Acenou com a bandeira
branca a ministros do STF e a parcelas do Congresso Nacional, especialmente a parlamentares
do chamado centrão. Saiu do Palácio agora não mais para confraternizar com
manifestantes fascistas na Praça dos Três Poderes, mas em viagens ao Nordeste para
festejar obras que não são originariamente suas e que promete concluir.
Também assumiu uma agenda de anúncios de programas adotados desde Lula, agora com rótulos diferente e restrições financeiras — como o Minha casa, minha vida, agora convertido em Casa verde e amarela.
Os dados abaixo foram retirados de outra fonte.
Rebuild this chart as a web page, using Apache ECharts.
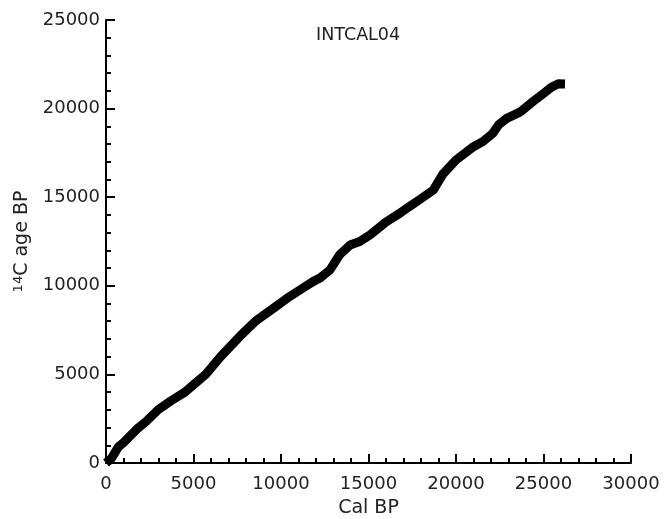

A um governo auto-aprisionado
na fórmula ultraliberal de gerir a economia, em que se sobressai o fiscalismo
fundamentalista, cada passo que o presidente tenta dar nessa direção implica em
conflitos com ex-superministro Paulo Guedes e a sua agora desfalcada equipe.
E eis que um repórter
pergunta ao presidente sobre os estranhos depósitos feitos pelo tal Queiroz na
conta bancária da primeira dama. O suficiente para uma agressão grosseira e
para em seguida tratar jornalistas com epítetos do tipo “bundões”.
Ou seja, Bolsonaro
parece voltar a ser o autêntico Bolsonaro e romper com o jejum que lhe fora
imposto.
Coincidentemente, a
apuração do caso denominado “rachadinhas”, que envolve seu filho ex-deputado e
atual senador Flavio, agora ganha o tempero de “pagamentos” relativamente
volumosos, em espécie, na tal loja de chocolates de um shopping, feitos pelo
Queiroz, valores em seguida apropriados pelo dono da loja, o mesmo Flavio, sem
os devidos registros contábeis.
Tem gente que chama
isso de lavagem de dinheiro escuso. Será?
Entrementes, corroendo
a sociedade pela base, segue a mazela social puxada pelo desemprego, que tende
a se agravar nos próximos meses.
Nas circunstâncias de
um governo reacionário e contraditório, de um presidente destrambelhado e de
crises sanitária, econômica, social e institucional entrelaçadas, será que o
presidente ensaia uma volta ao tal telhado?
Talvez ainda não,
pois falta o contraponto de uma oposição coesa e atuante e que, por enquanto,
permanece dispersa.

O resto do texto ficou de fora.